June 10, 2010 -- It's a grandparent's worst nightmare: They arrive at the airport to pick up their grandchild only to find another kid waiting for them.
Thanks to a paperwork mix-up at Delta Air Lines, that's exactly what happened Tuesday night when a girl bound for Cleveland ended up in Boston and a Boston-bound boy landed in Cleveland.
Nine-year-old Kieren Kershaw first knew something was wrong as he exited his jet and saw a sign welcoming him to Cleveland. Then the agent accompanying him out of the plane told him that his grandmother was waiting. But Kieren said he was expecting his grandfather at the airport.
Then he met the woman.
"She's like where's my granddaughter?" Kieren told ABC News. The Delta employee said, "This isn't him?"
Apparently Kieren and the unnamed girl independently traveled as unaccompanied minors on a flight from Spokane, Wash., with connections at Minneapolis-St. Paul International Airport. The girl was supposed to go to Cleveland; Kieren to Boston.
"They actually walked them to the wrong gates, wrong planes," said Larry Kershaw, Kieren's grandfather. "They never asked them their name or where they were going."
Kershaw learned of his grandson's mishap when Delta called him as he drove to the airport.
"I was like: you've got to be kidding," he said. "But there's nothing you can do."

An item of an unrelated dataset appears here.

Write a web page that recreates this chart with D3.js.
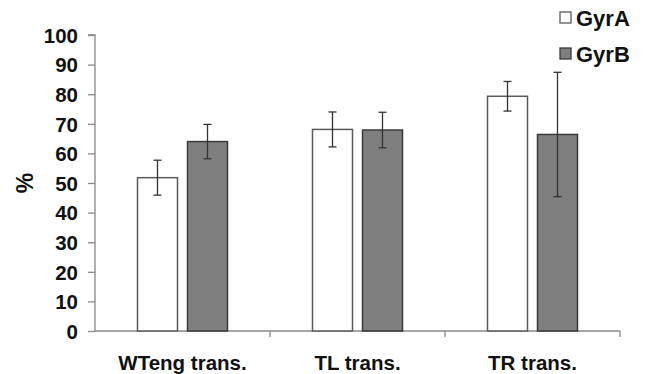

Kieren was placed on another airline's flight to Boston and arrived four hours later than expected.
The boy, who lives in Washington state, came east to see his aunt graduate from Revere High School and to spend some time with his grandfather.
"I'm glad I'm in Boston," Kieren said this morning. "Me and my grandpa are probably going to go to a Red Sox game."
He also hopes to have crab and shrimp on the beach.
The Kershaw family paid an extra $100 each way to have Kieren escorted to his flights.
"We understand that mistakes happen," Kershaw said. "But as Kieren said: She's a girl, I'm a boy. How can this happen?"
Delta spokesman Paul R. Skrbec told ABC News that they were "inadvertently boarded on incorrect connecting flights as a result of a paperwork swap."
"The children were under airline supervision at all times. Upon learning of the situation, we immediately contacted their guardians to advise them that their children had been rerouted to their final destinations and were en route," Skrbec added. "We sincerely apologize to the families involved for this mistake."
The airline got the children to their final destinations at no cost, fully refunded their tickets, gave the families credits for future travel and refunded the $100 unaccompanied minor fee.
The Department of Transportation gets anywhere from 40 to 70 complaints, on average, each year from people upset about how the airlines handle unaccompanied minors.
Last year, there were 43 such complaints. So far this year, there have been 13. (Just because a complaint was filed, it doesn't mean that a child didn't get to their proper destination. Somebody might just be upset about the quality of the service.)
"I think it actually happens more often than we hear about because a lot of these don't make the news," said George Hobica, president of airfarewatchdog.com. "Honestly, once is too many times."
The last high-profile case happened last June when Continental Express on back-to-back days sent two young girls, ages 8 and 10, to the wrong destinations.
"If I were shipping a dog by itself and it had been misdirected, I would be frantic. I could not imagine what it would be like to have a child misdirected," Hobica added. "Sure Delta has refunded their fees, but there's no excuse for this happening."